FOX Originally Wanted 'Bones' to Be More Like 'The X-Files'

When the long-running procedural drama Bones first debuted on FOX, the network was hoping for [...]

When the long-running procedural drama Bones first debuted on FOX, the network was hoping for something a little more like The X-Files, star David Boreanaz revealed during a recent convention panel.

Boreanaz appeared at New York Comic Con last month, and as part of a wide-ranging talk about his career, shared some recollections about the early days of Bones. Boreanaz followed up Buffy and Angel with a 12-year stint on the hit, in which he appeared opposite Emily Deschanel. He told fans that the network didn't really see what it would ultimately become in the beginning.

"The network saw it as an X-Files type show, they were just coming off of X-Files," Boreanaz said. "For us, it was relationship relationship relationship. As seasons went on we created it and they were all for it."

The show would later have a little fun with the X-Files connection in the 2010 episode "The X in the File," in which Bones would lovingly lampoon The X-Files. In the episode, FBI Agent Seeley Booth (Boreanaz) and scientist Temperance Brennan (Deschanel) traveled to New Mexico to investigate when a body is found in the desert near Roswell.

This episode featured several allusions to The X-Files, which centered on mysterious and unexplainable cases FBI agents Fox Mulder and Dana Scully would investigate, most notably with an overarching storyline about governmental cover-ups of alien activity on earth.

Dean Haglund, who played Richard Langley (one of the Lone Gunmen) on The X-Files, appeared in the Bones episode as the owner of a UFO-themed diner. A few bars of the X-Files theme tune acutally played at various points in the episode, too.

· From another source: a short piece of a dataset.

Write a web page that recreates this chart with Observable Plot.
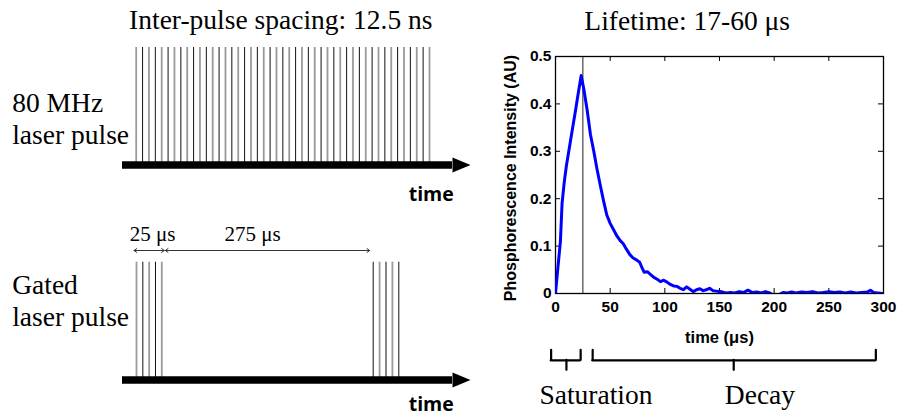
<!DOCTYPE html>
<html><head><meta charset="utf-8">
<script src="https://cdn.jsdelivr.net/npm/d3@7"></script>
<script src="https://cdn.jsdelivr.net/npm/@observablehq/plot@0.6"></script>
<style>
html,body{margin:0;padding:0;background:#fff;}
#fig{position:relative;width:898px;height:416px;overflow:hidden;background:#fff;}
#fig > svg{position:absolute;background:transparent;}
</style></head><body><div id="fig"></div>
<script>
// ---------- data ----------
const pulseTimesNs = [0,12.5,25,37.5,50,62.5,75,87.5,100,112.5,125,137.5,150,162.5,175,187.5,200,212.5,225,237.5,250,262.5,275,287.5,300,312.5,325,337.5,350,362.5,375,387.5,400,412.5,425,437.5,450,462.5,475,487.5,500,512.5,525,537.5,550,562.5,575];
const gatedPulseTimesUs = [0,6.25,12.5,18.75,25,300,306.25,312.5,318.75,325];
const gateSpans = [
  {from:0, to:25, label:"25 μs", labelAt:16},
  {from:25, to:300, label:"275 μs", labelAt:143}
];
const topTitle = "Inter-pulse spacing: 12.5 ns";
const topRowLabel = ["80 MHz", "laser pulse"];
const bottomRowLabel = ["Gated", "laser pulse"];
const chartTitle = "Lifetime: 17-60 μs";
const xLabel = "time (μs)";
const yLabel = "Phosphorescence Intensity (AU)";
const decayTimeUs = [0,2,4.5,6,8,10,12,15,18,21,23.5,26,29,32,35,38,41,44,47,50,53,56,59,62,65,68,71,74,77,79,81,84,87,90,93,96,99,102,105,108,111,114,117,120,123,126,129,132,135,138,141,144,147,150,153,156,160,164,168,172,176,180,184,188,192,196,200,204,208,212,216,220,225,230,235,240,245,250,255,260,265,270,275,280,285,288,291,295,300];
const decayIntensity = [0,0.05,0.11,0.19,0.235,0.27,0.298,0.34,0.382,0.425,0.46,0.43,0.386,0.335,0.3,0.262,0.228,0.195,0.165,0.148,0.135,0.122,0.112,0.105,0.093,0.082,0.075,0.071,0.066,0.055,0.045,0.046,0.04,0.034,0.03,0.025,0.028,0.024,0.019,0.016,0.015,0.011,0.008,0.014,0.009,0.004,0.008,0.01,0.006,0.008,0.011,0.006,0.005,0.004,0.003,0.001,0.002,0.001,0.004,0.002,0.007,0.002,0.003,0.001,0.004,0.001,-0.004,-0.003,0.002,0.001,0.003,0.001,0.003,0.002,0.004,0.001,0.002,0.004,0.002,0.003,0.001,0.003,0.001,0.002,0.003,0.007,0.002,0.001,0];
const gateMarkerUs = [25];
const xTicks = [0,50,100,150,200,250,300];
const yTicks = [0,0.1,0.2,0.3,0.4,0.5];
const phaseBraces = [
  {label:"Saturation", from:-4, to:23, tip:10, labelAt:37},
  {label:"Decay", from:34, to:293, tip:163, labelAt:187}
];

// ---------- styles ----------
const serif = "'Liberation Serif','Times New Roman',serif";
const sans = "'Open Sans','DejaVu Sans',sans-serif";
const helv = "'Liberation Sans',Arial,sans-serif";
const SERIF = 27.5;
const fig = document.getElementById("fig");
function place(el, left, top){ el.style.left = left + "px"; el.style.top = top + "px"; fig.appendChild(el); }

const headSymbol = {draw(ctx, size){ const s = Math.sqrt(size); ctx.moveTo(0.6*s,0); ctx.lineTo(-0.6*s,-0.5*s); ctx.lineTo(-0.6*s,0.5*s); ctx.closePath(); }};

function timeArrow(dyLabel){
  return [
    Plot.ruleY([0], {stroke:"black", strokeWidth:7.5}),
    Plot.dot([0], {frameAnchor:"bottom-right", dx:9, symbol:headSymbol, r:15/Math.sqrt(Math.PI), fill:"black"}),
    Plot.text(["time"], {text:d=>d, frameAnchor:"bottom-right", dx:1.3, dy:dyLabel, textAnchor:"end", lineAnchor:"bottom", fontFamily:sans, fontWeight:"bold", fontSize:19.5, fill:"black"})
  ];
}
function pulses(data){
  return [
    Plot.ruleX(data.filter((d,i)=>i%2===0), {x:d=>d, y1:()=>0, y2:()=>1, stroke:"#9a9a9a", strokeWidth:1.8}),
    Plot.ruleX(data.filter((d,i)=>i%2===1), {x:d=>d, y1:()=>0, y2:()=>1, stroke:"#111", strokeWidth:1})
  ];
}
function rowLabel(lines, dys){
  return lines.map((t,i)=>Plot.text([t], {text:d=>d, frameAnchor:"top-left", dx:-110.3, dy:dys[i], textAnchor:"start", lineAnchor:"bottom", fontFamily:serif, fontSize:SERIF, fill:"black"}));
}

// ---------- top-left: 80 MHz ----------
const p1 = Plot.plot({
  width:480, height:210,
  marginLeft:122, marginRight:28, marginTop:47, marginBottom:45.5,
  x:{domain:[0,575], range:[135.7,429], axis:null},
  y:{domain:[0,1], axis:null},
  marks:[
    ...pulses(pulseTimesNs),
    ...timeArrow(35.5),
    Plot.text([topTitle], {text:d=>d, frameAnchor:"top", dx:-6.7, dy:-18.7, textAnchor:"middle", lineAnchor:"bottom", fontFamily:serif, fontSize:SERIF, fill:"black"}),
    ...rowLabel(topRowLabel, [64, 96.3])
  ]
});
place(p1, 0, 0);

// ---------- bottom-left: gated ----------
const arrowInsets = [-2.5, 3.5];
const spanMarks = gateSpans.flatMap((s, i) => {
  const mid = (s.from + s.to) / 2;
  const common = {x1:()=>mid, y1:()=>1, y2:()=>1, dy:-11.7, insetEnd:arrowInsets[i], headLength:5, headAngle:70, stroke:"#333", strokeWidth:1};
  return [Plot.arrow([s], {...common, x2:"to"}), Plot.arrow([s], {...common, x2:"from"})];
});
const p2 = Plot.plot({
  width:480, height:206,
  marginLeft:122, marginRight:28, marginTop:51.7, marginBottom:36.5,
  x:{type:"linear", domain:[0,25,300,325], range:[136,161.3,372.7,398.3], axis:null},
  y:{domain:[0,1], axis:null},
  marks:[
    ...pulses(gatedPulseTimesUs),
    ...timeArrow(31),
    ...spanMarks,
    Plot.text(gateSpans, {x:"labelAt", y:()=>1, dy:-21.7, text:"label", textAnchor:"middle", lineAnchor:"bottom", fontFamily:serif, fontSize:21, fill:"black"}),
    ...rowLabel(bottomRowLabel, [31.3, 63.3])
  ]
});
place(p2, 0, 210);

// ---------- right: phosphorescence decay ----------
const FW = 898 - 555 - 15, FH = 293 - 56;
const decay = decayTimeUs.map((t,i)=>({t, v:decayIntensity[i]}));
const yTop = -0.12, yBar = -0.141, yTip = -0.162;
const braceStyle = {stroke:"black", strokeWidth:2.2, strokeLinecap:"round"};
const p3 = Plot.plot({
  width:418, height:416,
  marginLeft:75, marginRight:15, marginTop:56, marginBottom:123,
  x:{domain:[0,300], axis:null},
  y:{domain:[0,0.5], axis:null},
  style:{fontFamily:helv, fontSize:"15px", fontWeight:"bold", color:"black"},
  marks:[
    Plot.ruleX(gateMarkerUs, {x:d=>d, y1:()=>0, y2:()=>0.5, stroke:"#555", strokeWidth:1.3}),
    Plot.tickX(xTicks, {x:d=>d, insetTop:FH-5, stroke:"black"}),
    Plot.tickX(xTicks, {x:d=>d, insetBottom:FH-5, stroke:"black"}),
    Plot.tickY(yTicks, {y:d=>d, insetRight:FW-5, stroke:"black"}),
    Plot.tickY(yTicks, {y:d=>d, insetLeft:FW-5, stroke:"black"}),
    Plot.frame({stroke:"black", strokeWidth:1.3}),
    Plot.line(decay, {x:"t", y:"v", stroke:"#0000ff", strokeWidth:3, clip:true}),
    Plot.text(xTicks, {x:d=>d, text:d=>String(d), frameAnchor:"bottom", dy:7.5, textAnchor:"middle", lineAnchor:"top", fontSize:15.5, fill:"black"}),
    Plot.text(yTicks, {y:d=>d, text:d=>String(d), frameAnchor:"left", dx:-4, textAnchor:"end", fontSize:15.5, fill:"black"}),
    Plot.text([xLabel], {text:d=>d, frameAnchor:"bottom", dy:49.5, textAnchor:"middle", lineAnchor:"bottom", fontSize:16.5, fill:"black"}),
    Plot.text([yLabel], {text:d=>d, frameAnchor:"left", dx:-45, dy:3, rotate:-90, textAnchor:"middle", lineAnchor:"middle", fontSize:16, fill:"black"}),
    Plot.text([chartTitle], {text:d=>d, frameAnchor:"top", dx:-32.3, dy:-27, textAnchor:"middle", lineAnchor:"bottom", fontFamily:serif, fontWeight:"normal", fontSize:SERIF, fill:"black"}),
    Plot.ruleY(phaseBraces, {x1:"from", x2:"to", y:()=>yBar, ...braceStyle}),
    Plot.ruleX(phaseBraces, {x:"from", y1:()=>yTop, y2:()=>yBar, ...braceStyle}),
    Plot.ruleX(phaseBraces, {x:"to", y1:()=>yTop, y2:()=>yBar, ...braceStyle}),
    Plot.ruleX(phaseBraces, {x:"tip", y1:()=>yBar, y2:()=>yTip, ...braceStyle}),
    Plot.text(phaseBraces, {x:"labelAt", y:()=>-0.234, text:"label", textAnchor:"middle", lineAnchor:"bottom", fontFamily:serif, fontWeight:"normal", fontSize:SERIF, fill:"black"})
  ]
});
place(p3, 480, 0);
</script></body></html>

At the time of the episode, The X-Files as a franchise was largely dormant, still recovering from an underwhelming outing at the box office with the 2008 movie The X-Files: I Want to Believe.

In 2013, IDW Publishing would release The X-Files: Season Ten from writer Joe Harris, who would go on to write X-Files comics for several more years. An actual tenth season for the series would air in 2016, contradicting much of what Harris had created, but the cast of the series still came together to dramatize some of Harris's stories for Audible-exclusive audiobooks.